Inflation Reaches 40-year high, January CPI Posts 7.5% Annual Gain
U.S. inflation accelerated in January, with prices across a wide range of goods and services soaring further amid lingering shortages and supply chain disruptions.
The Consumer Price Index (CPI) released by the Bureau of Labor Statistics on Thursday morning registered a 7.5 percent annual gain in January. Consensus economists were looking for a 7.3 percent rise, according to Bloomberg data. This represented the fastest rise since 1982, as well as an acceleration from the 7 percent year-over-year increase seen in December.
On a month-over-month basis, consumer price increased by 0.6 percent, matching December’s rate.
Contributions to the headline jump in inflation were broad-based, reflecting widespread price pressures still reverberating across the recovering economy.
Energy prices remained a key contributor to the overall CPI and were up by 27 percent on a year-over-year basis in January.
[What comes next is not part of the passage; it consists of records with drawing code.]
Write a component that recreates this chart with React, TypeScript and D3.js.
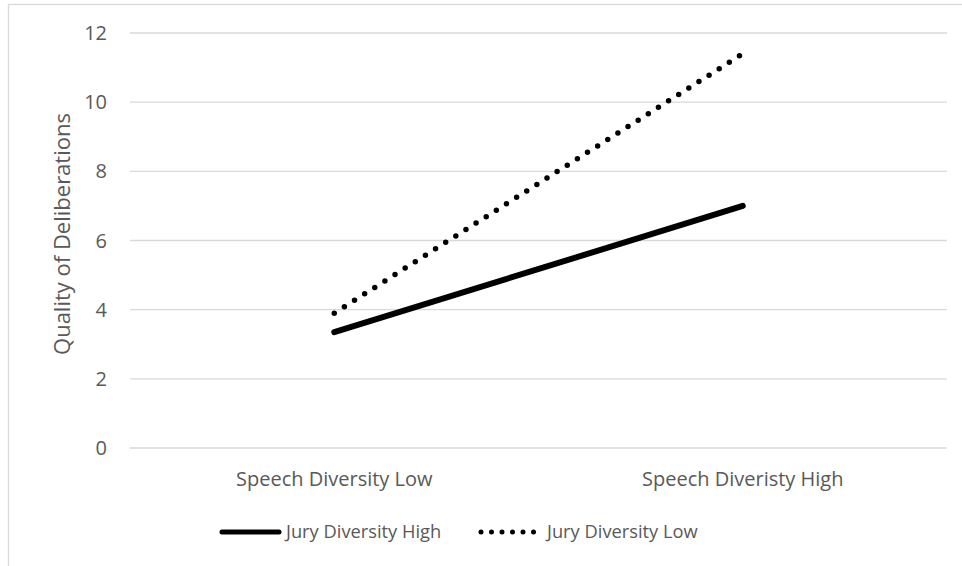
import React, { useEffect, useRef } from "react";
import * as d3 from "d3";

// Categories along the x axis
const categories = ["Speech Diversity Low", "Speech Diveristy High"];

// Quality of deliberations for each jury-diversity group
const juryHigh = [3.35, 7.0];
const juryLow = [3.9, 11.4];

const seriesNames = ["Jury Diversity High", "Jury Diversity Low"];

// y axis ticks
const yTicks = [0, 2, 4, 6, 8, 10, 12];

const W = 962;
const H = 566;
const FONT = "'Open Sans', 'Noto Sans', sans-serif";
const TEXT = "#595959";
const GRID = "#d9d9d9";

export default function App() {
  const ref = useRef<SVGSVGElement | null>(null);

  useEffect(() => {
    const svg = d3.select(ref.current);
    svg.selectAll("*").remove();

    const plot = { left: 130, right: 947, top: 33, bottom: 448 };

    const x = d3
      .scaleBand<string>()
      .domain(categories)
      .range([plot.left, plot.right])
      .padding(0);
    const y = d3.scaleLinear().domain([0, 12]).range([plot.bottom, plot.top]);
    const cx = (c: string) => (x(c) as number) + x.bandwidth() / 2;

    // chart area frame (runs off the right and bottom edges)
    svg
      .append("rect")
      .attr("x", 8.5)
      .attr("y", 4.5)
      .attr("width", W + 20)
      .attr("height", H + 20)
      .attr("fill", "#ffffff")
      .attr("stroke", GRID)
      .attr("stroke-width", 1.3);

    // horizontal gridlines
    svg
      .append("g")
      .selectAll("line")
      .data(yTicks)
      .join("line")
      .attr("x1", plot.left)
      .attr("x2", plot.right)
      .attr("y1", (d) => y(d))
      .attr("y2", (d) => y(d))
      .attr("stroke", GRID)
      .attr("stroke-width", 1.3);

    // y tick labels
    svg
      .append("g")
      .selectAll("text")
      .data(yTicks)
      .join("text")
      .attr("x", 107)
      .attr("y", (d) => y(d))
      .attr("dy", "0.35em")
      .attr("text-anchor", "end")
      .attr("font-family", FONT)
      .attr("font-size", 20)
      .attr("fill", TEXT)
      .text((d) => d);

    // x category labels
    svg
      .append("g")
      .selectAll("text")
      .data(categories)
      .join("text")
      .attr("x", (d) => cx(d))
      .attr("y", 479)
      .attr("dy", "0.35em")
      .attr("text-anchor", "middle")
      .attr("font-family", FONT)
      .attr("font-size", 20)
      .attr("fill", TEXT)
      .text((d) => d);

    // y axis title
    svg
      .append("text")
      .attr("transform", `translate(62,234) rotate(-90)`)
      .attr("dy", "0.35em")
      .attr("text-anchor", "middle")
      .attr("font-family", FONT)
      .attr("font-size", 22)
      .attr("fill", TEXT)
      .text("Quality of Deliberations");

    const line = d3
      .line<number>()
      .x((_, i) => cx(categories[i]))
      .y((d) => y(d));

    // solid series
    svg
      .append("path")
      .attr("d", line(juryHigh))
      .attr("fill", "none")
      .attr("stroke", "#000")
      .attr("stroke-width", 6)
      .attr("stroke-linecap", "round");

    // dotted series
    svg
      .append("path")
      .attr("d", line(juryLow))
      .attr("fill", "none")
      .attr("stroke", "#000")
      .attr("stroke-width", 5.5)
      .attr("stroke-linecap", "round")
      .attr("stroke-dasharray", "0 12");

    // legend
    const legY = 532;
    const leg = svg.append("g");
    leg
      .append("line")
      .attr("x1", 222)
      .attr("x2", 279)
      .attr("y1", legY)
      .attr("y2", legY)
      .attr("stroke", "#000")
      .attr("stroke-width", 5)
      .attr("stroke-linecap", "round");
    leg
      .append("text")
      .attr("x", 286)
      .attr("y", legY)
      .attr("dy", "0.35em")
      .attr("font-family", FONT)
      .attr("font-size", 18.3)
      .attr("fill", TEXT)
      .text(seriesNames[0]);
    leg
      .append("line")
      .attr("x1", 481)
      .attr("x2", 534)
      .attr("y1", legY)
      .attr("y2", legY)
      .attr("stroke", "#000")
      .attr("stroke-width", 5)
      .attr("stroke-linecap", "round")
      .attr("stroke-dasharray", "0 10.5");
    leg
      .append("text")
      .attr("x", 547)
      .attr("y", legY)
      .attr("dy", "0.35em")
      .attr("font-family", FONT)
      .attr("font-size", 18.3)
      .attr("fill", TEXT)
      .text(seriesNames[1]);
  }, []);

  return (
    <svg
      ref={ref}
      width={W}
      height={H}
      style={{ position: "absolute", left: 0, top: 0, display: "block", background: "#fff" }}
    />
  );
}
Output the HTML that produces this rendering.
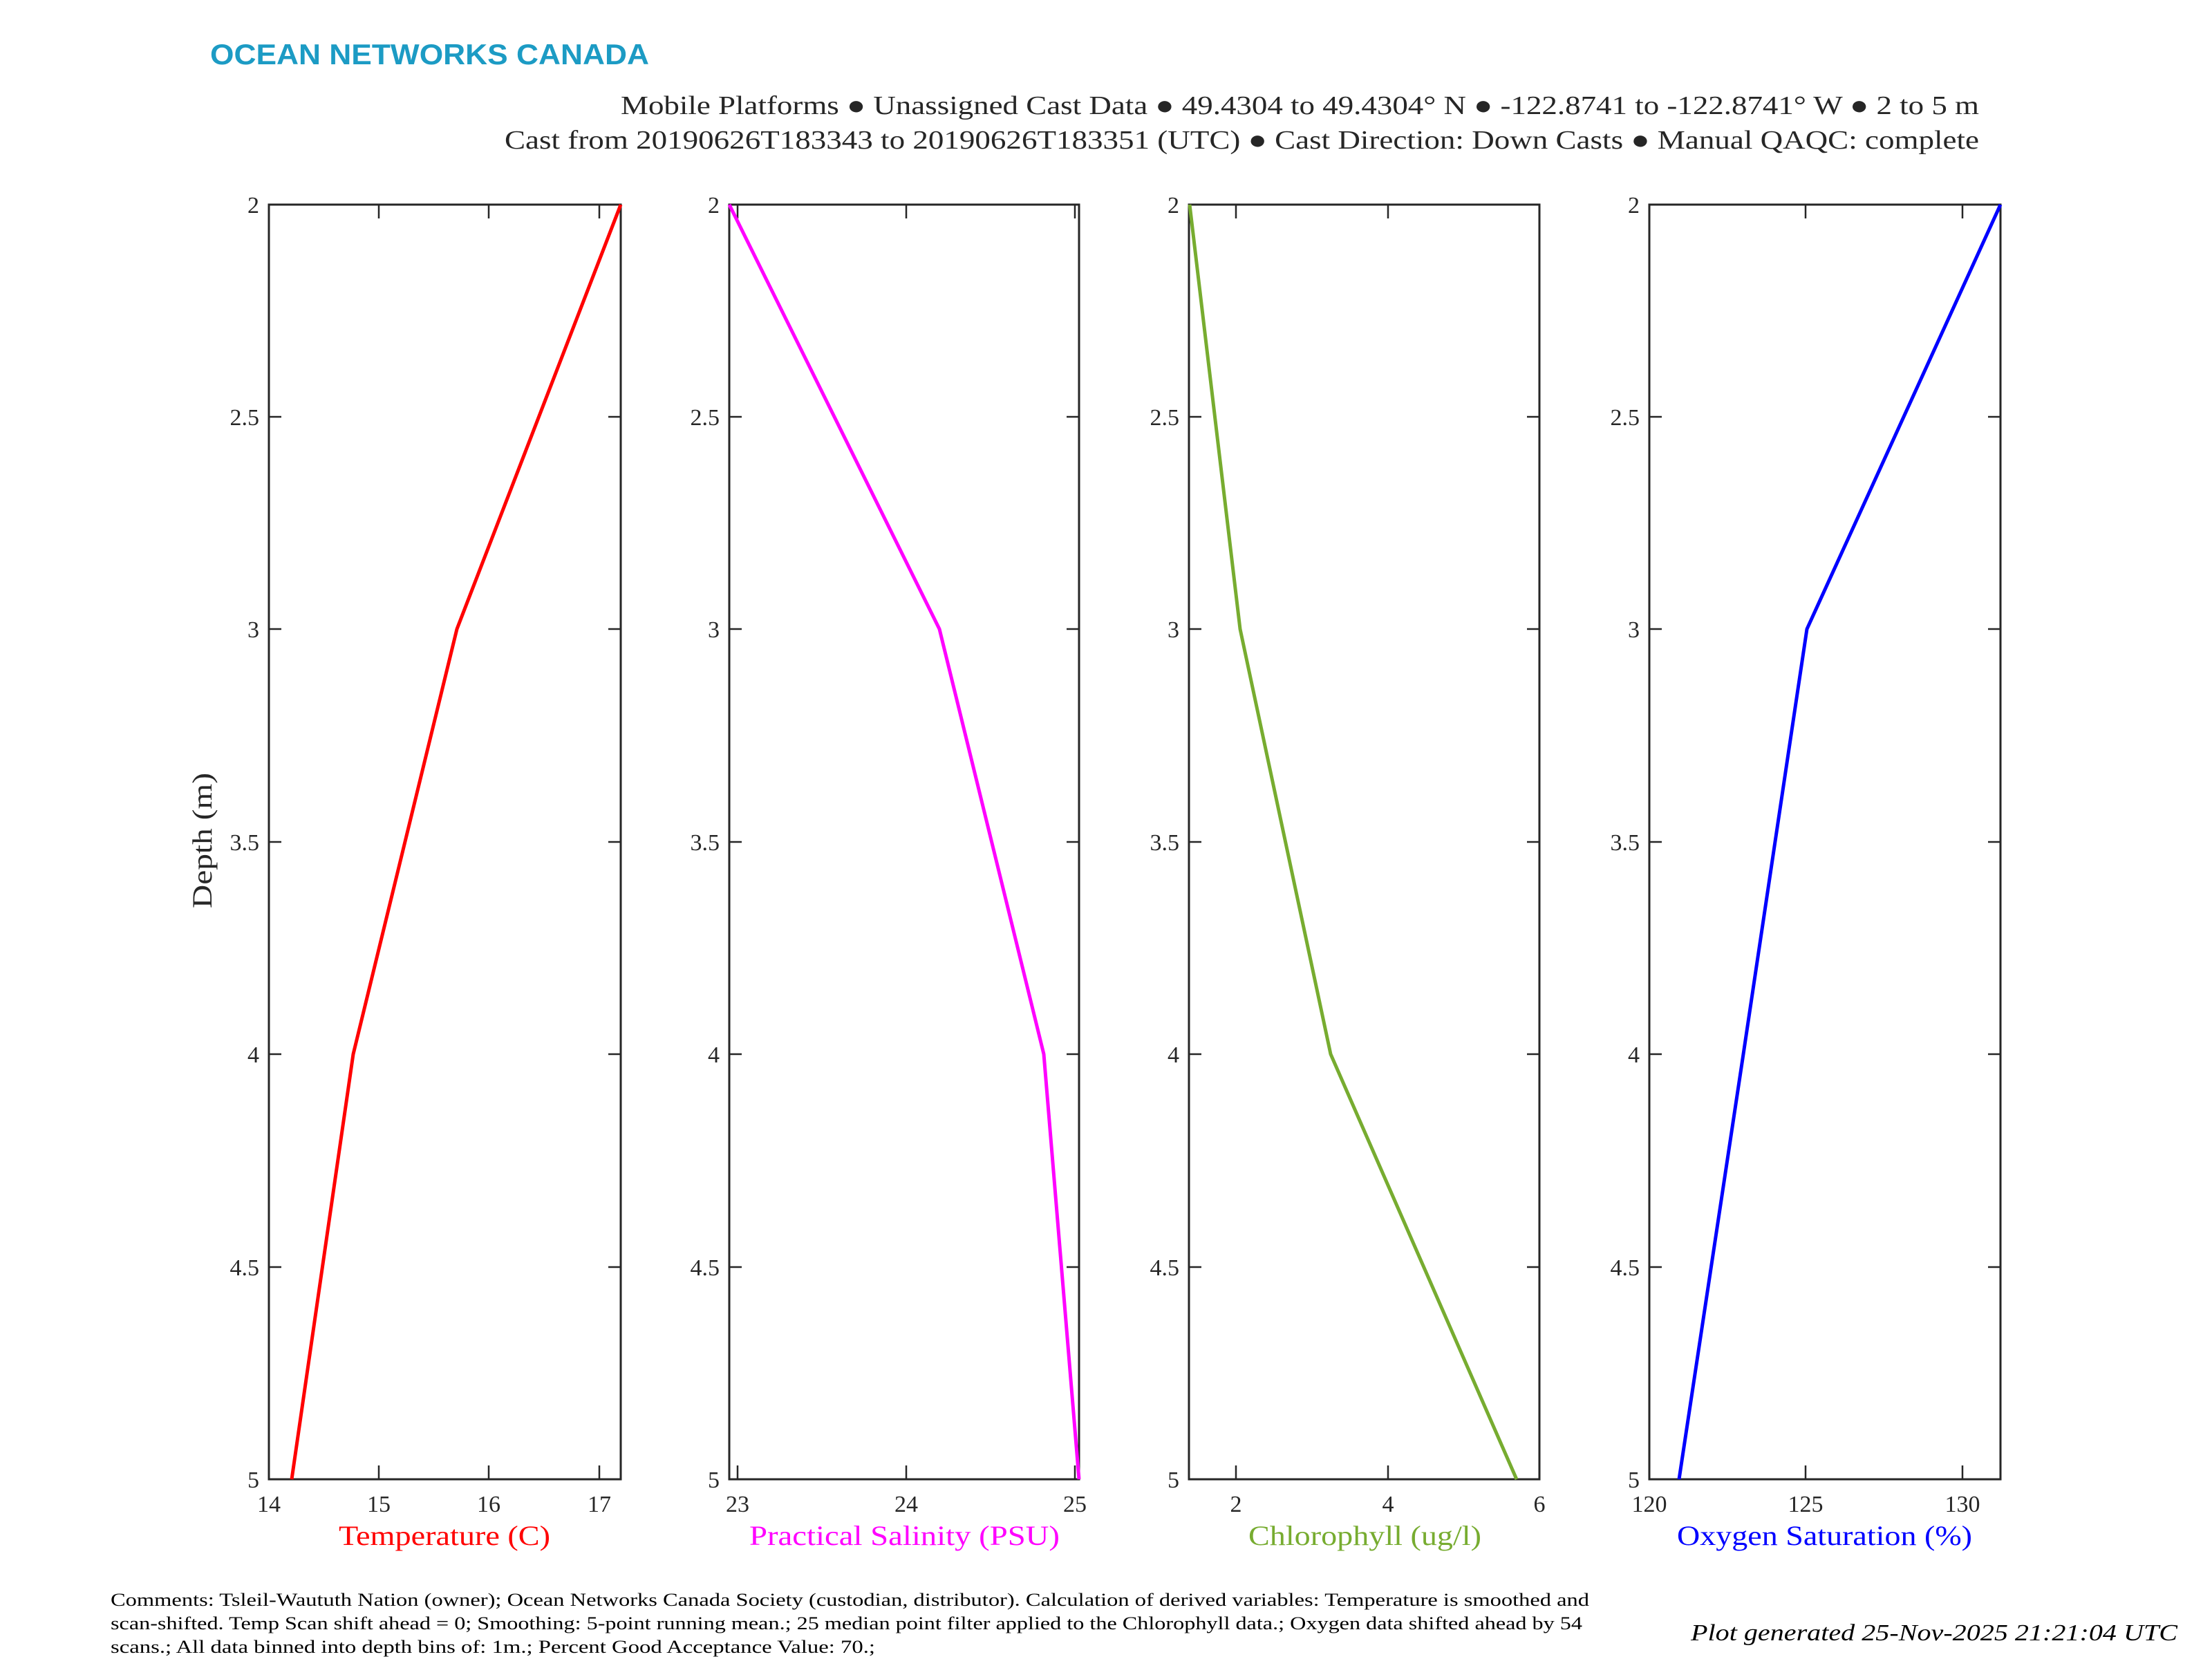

Within energy, fuel oil prices jumped 9.5 percent on a monthly basis, tracking the rise in crude oil prices, which rallied to a seven-year high at the beginning of the year. Electricity prices also jumped by a pronounced 4.2 percent on a month-over-month basis.
But even excluding more volatile food and energy prices, the so-called core CPI rose by 6 percent in January over last year, also marking the biggest jump since 1982. The core CPI had risen by 5.5 percent in December.